• Task instructions:
Skip the pictures. Set down, word for word, the lines from the start of the material up to and including the line with "from matplotlib.lines import Line2D".

• Data shown:
--- Begin ---

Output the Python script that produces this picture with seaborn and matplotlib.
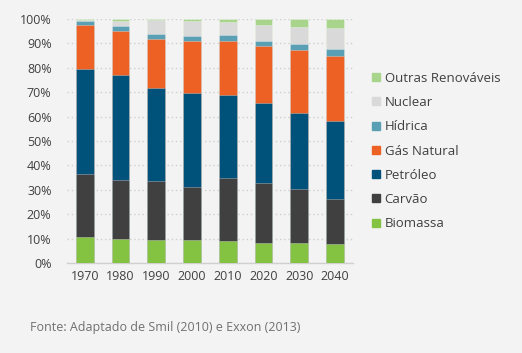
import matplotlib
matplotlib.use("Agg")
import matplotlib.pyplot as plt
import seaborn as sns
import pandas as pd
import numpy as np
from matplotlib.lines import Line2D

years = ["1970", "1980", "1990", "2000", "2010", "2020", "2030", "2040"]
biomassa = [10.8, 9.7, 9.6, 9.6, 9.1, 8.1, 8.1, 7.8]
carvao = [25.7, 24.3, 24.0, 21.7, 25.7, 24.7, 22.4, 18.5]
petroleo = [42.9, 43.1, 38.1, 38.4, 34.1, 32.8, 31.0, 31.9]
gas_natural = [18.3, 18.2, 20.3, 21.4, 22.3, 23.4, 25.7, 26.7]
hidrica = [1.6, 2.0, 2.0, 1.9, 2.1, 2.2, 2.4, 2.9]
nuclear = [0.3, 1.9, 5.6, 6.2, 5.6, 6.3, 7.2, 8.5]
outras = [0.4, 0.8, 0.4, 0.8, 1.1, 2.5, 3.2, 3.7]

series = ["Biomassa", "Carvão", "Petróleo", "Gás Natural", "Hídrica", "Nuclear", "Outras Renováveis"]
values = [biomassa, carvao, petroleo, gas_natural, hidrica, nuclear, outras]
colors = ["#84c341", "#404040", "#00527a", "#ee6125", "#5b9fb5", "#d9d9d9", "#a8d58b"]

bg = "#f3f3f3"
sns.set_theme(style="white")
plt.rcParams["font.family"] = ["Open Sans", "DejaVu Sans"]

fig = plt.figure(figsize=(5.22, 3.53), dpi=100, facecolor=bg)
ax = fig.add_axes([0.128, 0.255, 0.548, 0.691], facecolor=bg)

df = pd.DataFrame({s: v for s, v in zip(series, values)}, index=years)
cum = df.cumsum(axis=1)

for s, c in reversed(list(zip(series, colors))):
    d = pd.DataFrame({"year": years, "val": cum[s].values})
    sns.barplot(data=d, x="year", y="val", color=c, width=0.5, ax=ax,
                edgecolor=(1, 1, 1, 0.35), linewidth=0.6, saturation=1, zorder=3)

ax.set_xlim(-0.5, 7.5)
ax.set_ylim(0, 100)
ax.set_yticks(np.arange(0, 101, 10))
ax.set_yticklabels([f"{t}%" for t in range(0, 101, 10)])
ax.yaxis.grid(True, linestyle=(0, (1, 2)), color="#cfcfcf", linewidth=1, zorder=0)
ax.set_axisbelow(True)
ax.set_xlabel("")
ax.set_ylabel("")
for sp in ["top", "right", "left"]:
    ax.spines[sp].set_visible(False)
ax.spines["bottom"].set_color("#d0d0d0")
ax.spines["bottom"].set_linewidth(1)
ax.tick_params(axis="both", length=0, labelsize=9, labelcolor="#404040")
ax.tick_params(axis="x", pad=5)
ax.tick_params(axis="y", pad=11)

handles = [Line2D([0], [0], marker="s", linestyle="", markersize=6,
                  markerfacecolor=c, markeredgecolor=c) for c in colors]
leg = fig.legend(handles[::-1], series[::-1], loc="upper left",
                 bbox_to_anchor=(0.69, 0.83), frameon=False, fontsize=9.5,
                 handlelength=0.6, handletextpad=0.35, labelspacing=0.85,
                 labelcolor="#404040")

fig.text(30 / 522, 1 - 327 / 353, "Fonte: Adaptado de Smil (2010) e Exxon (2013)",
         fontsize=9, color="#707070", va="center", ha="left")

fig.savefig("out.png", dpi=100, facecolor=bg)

--- End ---

• Exercise solution:
Output the Python script that produces this picture with seaborn and matplotlib.
import matplotlib
matplotlib.use("Agg")
import matplotlib.pyplot as plt
import seaborn as sns
import pandas as pd
import numpy as np
from matplotlib.lines import Line2D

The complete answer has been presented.